Is that the right or wrong thing to do? One thing is for sure, we were not asked though we as taxpayers nominally own the bank. RBS CEO Ross McEwan declines to say if the bank will leave Edinburgh if there's a vote for independence in September’s referendum.

But no way can a few million Scottish taxpayers bail out that behemoth when the next crisis strikes. They would just have to crash, taking thousands of jobs and millions in savings with them. The same goes for the Bank of Scotland.

The problem is there is no real transfer of power on offer as a result of the referendum. Alex Salmond's business-loving, oil-addicted party do not present a materially different future as a result of independence. So the SNP has a very narrow platform. In effect all they can offer is "Scotland ruled by Scots" and "no more Tory governments".

Given that the SNP and One Nation Labour are equally willing to kow-tow to ruthless corporations (remember the shocking betrayal at Grangemouth last year), that's pretty uninspiring.

The SNP had no answer to the question, what will happen if Scotland is excluded from a shared currency? They simply called Osborne-Alexander-Balls "bullies" and said they would never carry through the threat.

They didn't point out the obvious, that this shows that the three main parties are entirely in agreement on economic and financial issues, with absolutely no difference between them. That's because the SNP share the same ideology!

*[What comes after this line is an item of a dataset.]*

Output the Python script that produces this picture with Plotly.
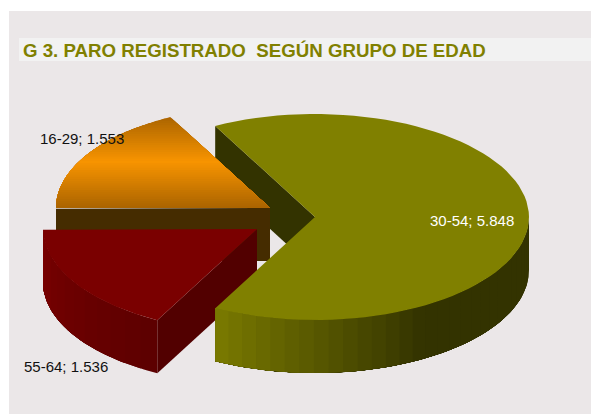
import math
import plotly.graph_objects as go

categories = ["30-54", "55-64", "16-29"]
values = [5848, 1536, 1553]
value_labels = ["5.848", "1.536", "1.553"]
title_text = "G 3. PARO REGISTRADO  SEGÚN GRUPO DE EDAD"

A, B, D = 214, 103, 53
START = -27.8
apexes = [(315, 217), (257, 229), (270, 208)]

total = sum(values)
angles = []
t = START
for v in values:
    angles.append((t, t + v / total * 360))
    t += v / total * 360


def pt(apex, ang, dy=0):
    r = math.radians(ang)
    return apex[0] + A * math.sin(r), apex[1] - B * math.cos(r) + dy


def arc(apex, t0, t1, dy=0, n=80):
    return [pt(apex, t0 + (t1 - t0) * i / n, dy) for i in range(n + 1)]


def mix(c0, c1, f):
    f = max(0, min(1, f))
    return "rgb(%d,%d,%d)" % tuple(round(a + (b - a) * f) for a, b in zip(c0, c1))


fig = go.Figure()


def poly(points, color, lw=0.0):
    xs = [p[0] for p in points] + [points[0][0]]
    ys = [p[1] for p in points] + [points[0][1]]
    fig.add_trace(go.Scatter(x=xs, y=ys, mode="lines", fill="toself", fillcolor=color,
                             line=dict(color=color, width=lw), hoverinfo="skip", showlegend=False))


def wedge(apex, t0, t1):
    return [apex] + arc(apex, t0, t1)


def side_strips(apex, t0, t1, colorfn, n=20):
    # painted back to front, each strip running on to the far end so no seams show
    for i in range(n):
        a0 = t0 + (t1 - t0) * i / n
        a1 = t0 + (t1 - t0) * (i + 1) / n
        pts = arc(apex, a0, t1, 0, 60) + arc(apex, t1, a0, D, 60)
        poly(pts, colorfn((a0 + a1) / 2))


olive_a, red_a, orange_a = apexes
(ol0, ol1), (re0, re1), (or0, or1) = angles

# olive cut face, behind everything
e = pt(olive_a, ol0)
poly([olive_a, e, (e[0], e[1] + D), (olive_a[0], olive_a[1] + D)], "#333300")

# orange: cut face then gradient top
left = pt(orange_a, or0)
poly([orange_a, (orange_a[0], orange_a[1] + D), (left[0], left[1] + D), left], "#452c00")

top_y = orange_a[1] - B
tip = pt(orange_a, or1)
GRAD_DARK_TOP = (150, 88, 0)
GRAD_MID = (248, 148, 0)
GRAD_DARK_BOT = (170, 100, 0)
bands = 46
r1 = math.radians(or1)
slope = (A * math.sin(r1)) / (-B * math.cos(r1))


def orange_span(y):
    dy = y - orange_a[1]
    lx = orange_a[0] - A * math.sqrt(max(0, 1 - (dy / B) ** 2))
    rx = orange_a[0] + dy * slope
    return lx, rx


# the arc of this slice only reaches the height of its upper tip
for i in range(bands):
    ya = top_y + (orange_a[1] - top_y) * i / bands
    yb = top_y + (orange_a[1] - top_y) * (i + 1) / bands
    if yb <= tip[1]:
        continue
    ya = max(ya, tip[1])
    ptsl, ptsr = [], []
    for k in range(9):
        y = ya + (orange_a[1] - ya) * k / 8
        lx, rx = orange_span(y)
        ptsl.append((lx, y))
        ptsr.append((rx, y))
    ymid = (ya + yb) / 2
    f = (ymid - top_y) / (orange_a[1] - top_y)
    col = mix(GRAD_DARK_TOP, GRAD_MID, f / 0.55) if f < 0.55 else mix(GRAD_MID, GRAD_DARK_BOT, (f - 0.55) / 0.45)
    poly(ptsl + ptsr[::-1], col)

# red: cut face, outer side, top
e = pt(red_a, re0)
poly([red_a, e, (e[0], e[1] + D), (red_a[0], red_a[1] + D)], "#520000")
side_strips(red_a, re0, re1, lambda a: mix((92, 0, 0), (122, 0, 0), (a - re0) / (re1 - re0)), n=12)
poly(wedge(red_a, re0, re1), "#7a0000")

# olive: outer side and top
side_strips(olive_a, 90, ol1,
            lambda a: mix((51, 51, 0), (122, 122, 0), (a - 150) / (ol1 - 150)), n=30)
poly(wedge(olive_a, ol0, ol1), "#808000")

label_pos = [(472, 220), (66, 366), (82, 138)]
label_col = ["white", "#111111", "#111111"]
annotations = [
    dict(x=x, y=y, xref="x", yref="y", text=f"{c}; {v}", showarrow=False,
         font=dict(family="Liberation Sans", size=15, color=col))
    for (x, y), c, v, col in zip(label_pos, categories, value_labels, label_col)
]
annotations.append(dict(x=21, y=50, xref="x", yref="y", text=f"<b>{title_text}</b>", showarrow=False,
                        xanchor="left", font=dict(family="Liberation Sans", size=18.7, color="#808000")))

fig.update_layout(
    width=591, height=414, margin=dict(l=0, r=0, t=0, b=0), autosize=False,
    paper_bgcolor="white", plot_bgcolor="white", showlegend=False,
    xaxis=dict(range=[0, 591], visible=False, fixedrange=True),
    yaxis=dict(range=[414, 0], visible=False, fixedrange=True),
    shapes=[
        dict(type="rect", xref="x", yref="y", x0=9, x1=591, y0=11, y1=414,
             fillcolor="#ebe7e8", line_width=0, layer="below"),
        dict(type="rect", xref="x", yref="y", x0=19, x1=591, y0=38, y1=61,
             fillcolor="#f2f2f2", line_width=0, layer="below"),
    ],
    annotations=annotations,
)
fig.write_html("out.html", config=dict(displayModeBar=False),
               post_script="document.body.style.margin='0';document.body.style.overflow='hidden';")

It couldn't have been clearer this week, when the ConDem Cabinet met in Aberdeen and the SNP Cabinet met just down the road at Portlethen. They may have been separated by a few miles, but they simultaneously presented the same fawning, acquiescent policies to the giant oil corporations.

This independence referendum is certainly putting questions of democracy and the realities of state and economic power into sharp relief. It is a disruption of the status quo that is causing huge distress, particularly for Labour.

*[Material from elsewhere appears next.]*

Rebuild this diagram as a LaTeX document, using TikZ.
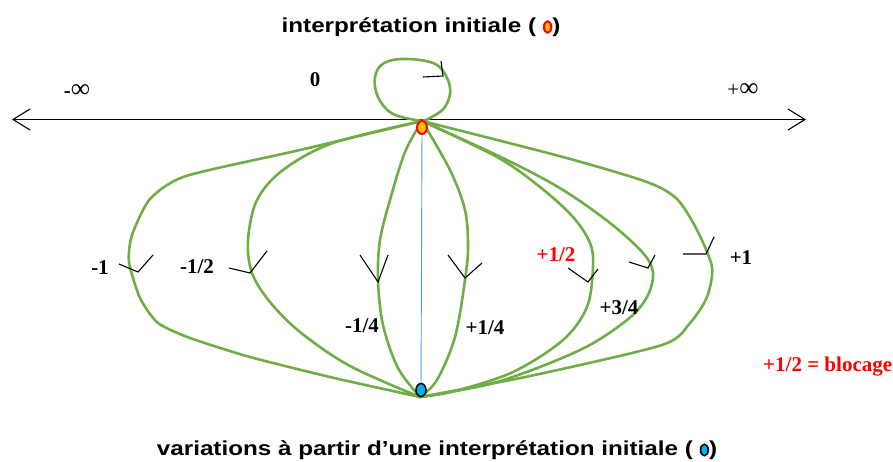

If the SNP cannot give any powerful reason why people should vote for independence, nor can Labour give any meaningful reason why they should not. A strange scene yesterday at Westminster underlines this.

SNP MP Pete Wishart went into the voting lobby to see which Scottish MPs had turned up to vote in a motion on the bedroom tax. Scottish Labour MPs failed to even turn up last time, to their eternal shame.

East Renfrewshire MP Jim Murphy rushed up to Wishart screaming "fuck off, fuck off, fuck off....." over and over again. It was a bizarre scene by all accounts, but I would argue this unbearable tension felt by Scottish Labour is about more than loss of seats and personal incomes.

As Labour cannot advance either a socialist case, a working class solidarity case for the continued union of Scotland and England or principled support for self-determination, then what have they become? Demonstrably, undeniably, another party of big business, a process that began with the Blair governments. Neverthless, Labour’s crisis over Scotland is an  historic moment for the party of Keir Hardie.